The Apology Pleading — Ground 3
Ground 3 produced the sharpest divergence between the courts below. Daniels and Gillard sought to introduce particulars alleging that the decision to prosecute the respondent officers in 2009 was motivated, at least in part, by the Chief Constable’s desire to assist his negotiating position in the civil claims brought by the Cardiff Three — claims that had been settled with substantial apologies issued in coincident timing with the decision to prosecute.
Judge Seys Llewellyn refused this amendment on the combined weight of several factors: the inference sought to be drawn was inherently fragile given the public apology issued as early as 2003; the amendments were brought very late; they directly contradicted a court order of December 2013 requiring particulars of the same matter which had never been complied with; they raised confidentiality issues attaching to mediation settlement terms; and they would generate significant additional costs and duplication.
Gilbart J had reversed this on appeal, substituting his own assessment of the relevance of the apology.
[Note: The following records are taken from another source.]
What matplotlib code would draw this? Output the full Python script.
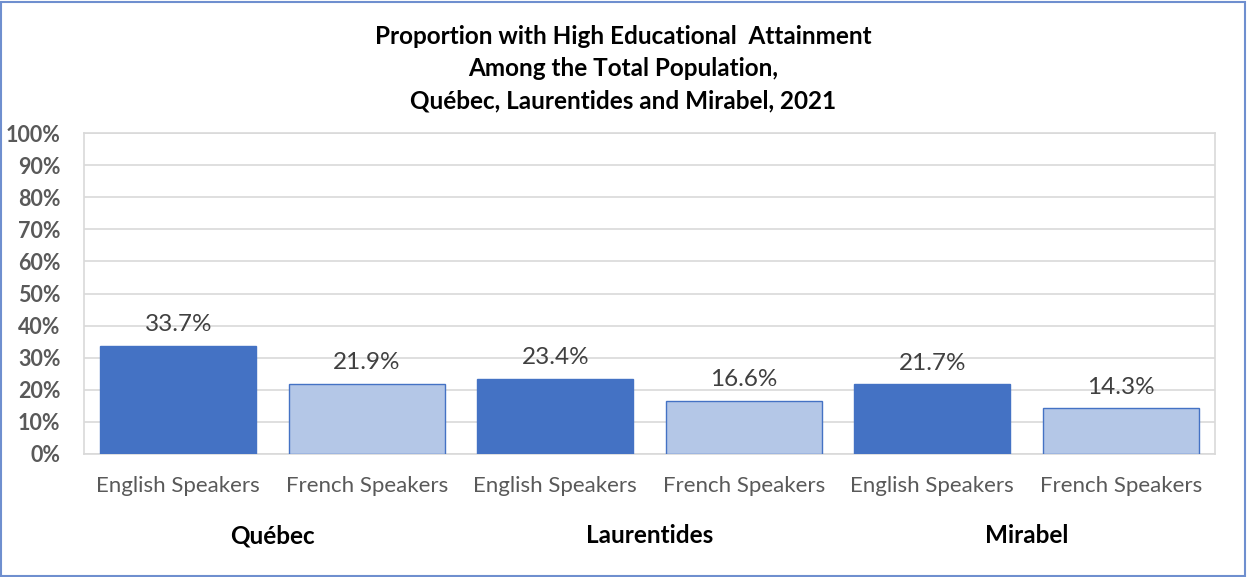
import matplotlib
matplotlib.use("Agg")
import matplotlib.pyplot as plt
from matplotlib.patches import Rectangle
import numpy as np

regions = ["Québec", "Laurentides", "Mirabel"]
groups = ["English Speakers", "French Speakers"]
english = [33.7, 23.4, 21.7]
french = [21.9, 16.6, 14.3]
yticks = [0, 10, 20, 30, 40, 50, 60, 70, 80, 90, 100]

plt.rcParams['font.family'] = ['Lato', 'DejaVu Sans']

fig = plt.figure(figsize=(12.47, 5.77), dpi=100)
ax = fig.add_axes([84/1247, 1-454/577, (1215-84)/1247, (454-133)/577])

labels = []
values = []
colors = []
for i, r in enumerate(regions):
    labels += groups
    values += [english[i], french[i]]
    colors += ["#4472C4", "#B4C7E7"]

x = np.arange(len(values))
bars = ax.bar(x, values, width=0.83, color=colors, edgecolor="#4472C4", linewidth=1.0, zorder=3)
for xi, v in zip(x, values):
    ax.text(xi, v + 3.3, f"{v:.1f}%", ha="center", va="bottom", fontsize=17.5, color="#404040")

ax.set_xlim(-0.5, len(values) - 0.5)
ax.set_ylim(0, 100)
ax.set_yticks(yticks)
ax.set_yticklabels([f"{t}%" for t in yticks], fontsize=15.5, fontweight="bold", color="#595959")
ax.set_xticks(x)
ax.set_xticklabels(labels, fontsize=16, color="#595959")
ax.tick_params(axis="both", length=0)
ax.tick_params(axis="x", pad=16)
ax.tick_params(axis="y", pad=17)
ax.grid(axis="y", color="#D9D9D9", linewidth=1.2, zorder=0)
for s in ax.spines.values():
    s.set_color("#D9D9D9")
    s.set_linewidth(1.2)

for i, r in enumerate(regions):
    xc = 2 * i + 0.5
    ax.text(xc, -25.5, r, ha="center", va="center", fontsize=17.5, fontweight="bold",
            color="black", transform=ax.transData)

title_lines = ["Proportion with High Educational  Attainment",
               "Among the Total Population,",
               "Québec, Laurentides and Mirabel, 2021"]
for y, t in zip([36, 69, 101], title_lines):
    fig.text(0.5, 1-y/577, t, ha="center", va="center",
             fontsize=17.5, fontweight="bold", color="black")

fig.patches.append(Rectangle((0.001, 0.002), 0.997, 0.995, transform=fig.transFigure,
                             fill=False, edgecolor="#6F8FCF", linewidth=1.5))

fig.savefig("out.png", dpi=100)
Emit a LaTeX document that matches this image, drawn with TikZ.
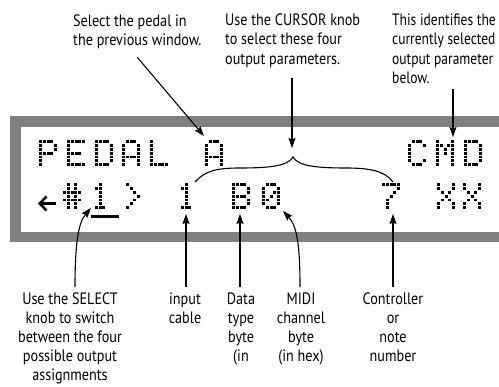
\documentclass[tikz,border=0pt]{standalone}
\usepackage{fontspec}
\setmainfont[FakeStretch=0.86]{PT Sans}
\newfontfamily\narrowlbl[FakeStretch=0.82]{PT Sans}
\usetikzlibrary{arrows.meta}
\definecolor{framegray}{RGB}{128,128,128}

% one row of a 5x7 dot-matrix glyph: five bits, x, y, row index
\newcommand\dmrow[8]{%
  \ifnum#1=1 \fill[dmdot] ({#6},{#7+#8*3.9}) rectangle ++(2.9,2.9);\fi
  \ifnum#2=1 \fill[dmdot] ({#6+3.8},{#7+#8*3.9}) rectangle ++(2.9,2.9);\fi
  \ifnum#3=1 \fill[dmdot] ({#6+7.6},{#7+#8*3.9}) rectangle ++(2.9,2.9);\fi
  \ifnum#4=1 \fill[dmdot] ({#6+11.4},{#7+#8*3.9}) rectangle ++(2.9,2.9);\fi
  \ifnum#5=1 \fill[dmdot] ({#6+15.2},{#7+#8*3.9}) rectangle ++(2.9,2.9);\fi
}
\newcommand\dmglyph[3]{%
  \foreach \rowbits [count=\ri from 0] in #3 {\expandafter\dmrow\rowbits{#1}{#2}{\ri}}%
}
\def\dmP{11110,10001,10001,11110,10000,10000,10000}
\def\dmE{11111,10000,10000,11110,10000,10000,11111}
\def\dmD{11110,10001,10001,10001,10001,10001,11110}
\def\dmA{01110,10001,10001,10001,11111,10001,10001}
\def\dmL{10000,10000,10000,10000,10000,10000,11111}
\def\dmC{01110,10001,10000,10000,10000,10001,01110}
\def\dmM{10001,11011,10101,10101,10001,10001,10001}
\def\dmHash{01010,01010,11111,01010,11111,01010,01010}
\def\dmOne{00100,01100,00100,00100,00100,00100,01110}
\def\dmGt{01000,00100,00010,00001,00010,00100,01000}
\def\dmB{11110,10001,10001,11110,10001,10001,11110}
\def\dmZero{01110,10001,10011,10101,11001,10001,01110}
\def\dmSeven{11111,00001,00010,00100,01000,01000,01000}
\def\dmX{10001,10001,01010,00100,01010,10001,10001}
\newcommand\lblstrut{\rule{0pt}{12.5pt}}

\begin{document}
\begin{tikzpicture}[x=1pt,y=-1pt,
  dmdot/.style={fill=black},
  lbl/.style={font=\fontsize{16.5}{19.2}\selectfont, inner sep=0pt},
  lbltop/.style={lbl, anchor=north west, align=left},
  lblbot/.style={lbl, anchor=north, align=center},
  arr/.style={line width=1.1pt, -{Stealth[length=10pt,width=7pt,inset=1.5pt]}},
  brace/.style={line width=1.1pt}]
\useasboundingbox (0,0) rectangle (499,387);

% display frame
\draw[framegray, line width=10.5pt] (15.25,121.5) rectangle (540,237);

% row 1: PEDAL A          CMD
\dmglyph{39}{140}{\dmP}
\dmglyph{67}{140}{\dmE}
\dmglyph{95}{140}{\dmD}
\dmglyph{122}{140}{\dmA}
\dmglyph{150}{140}{\dmL}
\dmglyph{205}{140}{\dmA}
\dmglyph{408}{140}{\dmC}
\dmglyph{436}{140}{\dmM}
\dmglyph{464}{140}{\dmD}

% row 2: <- #1>  1 B0   7 XX
\draw[line width=2.6pt] (46.5,196.5) -- (39.8,203.5) -- (46.5,210.5);
\draw[line width=2.6pt] (40,203.5) -- (56,203.5);
\dmglyph{63}{183}{\dmHash}
\dmglyph{91}{183}{\dmOne}
\dmglyph{122}{183}{\dmGt}
\dmglyph{177}{183}{\dmOne}
\dmglyph{232}{183}{\dmB}
\dmglyph{262}{183}{\dmZero}
\dmglyph{382}{183}{\dmSeven}
\dmglyph{437}{183}{\dmX}
\dmglyph{463}{183}{\dmX}
\fill (91,215) rectangle (119,218.5);

% brace over the four parameters
\draw[brace] (195,182) .. controls (205,171) and (216,168) .. (240,168)
  .. controls (270,168) and (288,166) .. (293,157)
  .. controls (298,166) and (316,168) .. (346,168)
  .. controls (370,168) and (385,171) .. (393,182);

% top labels
\node[lbltop] (selp) at (73,14) {\lblstrut Select the pedal in\\the previous window.};
\node[lbltop] (curs) at (225,13) {\lblstrut Use the CURSOR knob\\to select these four\\output parameters.};
\node[lbltop, font=\narrowlbl\fontsize{16.5}{19.2}\selectfont] (ident) at (392,13) {\lblstrut This identifies the\\currently selected\\output parameter\\below.};

% bottom labels
\node[lblbot] (selk) at (70,291.5) {\lblstrut Use the SELECT\\knob to switch\\between the four\\possible output\\assignments};
\node[lblbot] (inp) at (185,291.5) {\lblstrut input\\cable};
\node[lblbot] (data) at (241,291.5) {\lblstrut Data\\type\\byte\\(in};
\node[lblbot] (midi) at (301,291.5) {\lblstrut MIDI\\channel\\byte\\(in hex)};
\node[lblbot] (ctrl) at (393,291.5) {\lblstrut Controller\\or\\note\\number};

% targets
\coordinate (tipA) at (204,136);
\coordinate (tipB) at (292,148);
\coordinate (tipC) at (453,137);
\coordinate (tipS) at (91,208);
\coordinate (tipI) at (186,214);
\coordinate (tipD) at (240,214);
\coordinate (tipM) at (283,211);
\coordinate (tipK) at (393,214);

% top connectors
\draw[arr] ([yshift=-8pt]selp.south) -- (tipA);
\draw[arr, shorten <=10pt] (curs.south -| tipB) -- (tipB);
\draw[arr, shorten <=5pt] (ident.south -| tipC) -- (tipC);

% bottom connectors
\draw[arr] ([xshift=5pt,yshift=4.5pt]selk.north) .. controls (75,240) and (79,222) .. (tipS);
\draw[arr, shorten <=4.5pt] (inp.north -| tipI) -- (tipI);
\draw[arr, shorten <=4.5pt] (data.north -| tipD) -- (tipD);
\draw[arr] ([xshift=-1pt,yshift=4.5pt]midi.north) .. controls (300,245) and (297,226) .. (tipM);
\draw[arr, shorten <=4.5pt] (ctrl.north -| tipK) -- (tipK);
\end{tikzpicture}
\end{document}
The Court of Appeal restored the first instance order, applying orthodox appellate restraint in case management matters: a first instance judge’s discretion on such questions should only be disturbed if he applied the wrong principles or reached a conclusion outside the ambit of reasonable decisions available to him. Gilbart J had failed to grapple with the carefully balanced reasoning of Judge Seys Llewellyn and had simply preferred a different view, which is not a permissible basis for appellate intervention in case management.
Significance
Daniels matters beyond its facts for three reasons. First, it settles — as authoritatively as a Court of Appeal decision can — that absolute witness immunity in England and Wales is not a general prosecutorial immunity. Police officers who fabricate, destroy, conceal, or deliberately withhold evidence cannot invoke the doctrine. The immunity is precisely calibrated to the purpose it serves: protecting the freedom and integrity of witnesses, not shielding systemic misconduct in the investigation and preparation of criminal cases.
Second, it clarifies the causation requirement articulated in Taylor and Darker: the cause of action itself must be grounded in the content of the statement. Claims founded on conduct — on what was done to documents, to witnesses, or to the integrity of the process — are not claims founded on statements, and the immunity simply has no purchase on them.
Third, its procedural lesson is enduring: case management decisions deserve genuine appellate deference, and a judge who re-exercises a discretion without confronting the reasoning of the judge below has not conducted an appeal — he has conducted a re-hearing, which is an error of principle.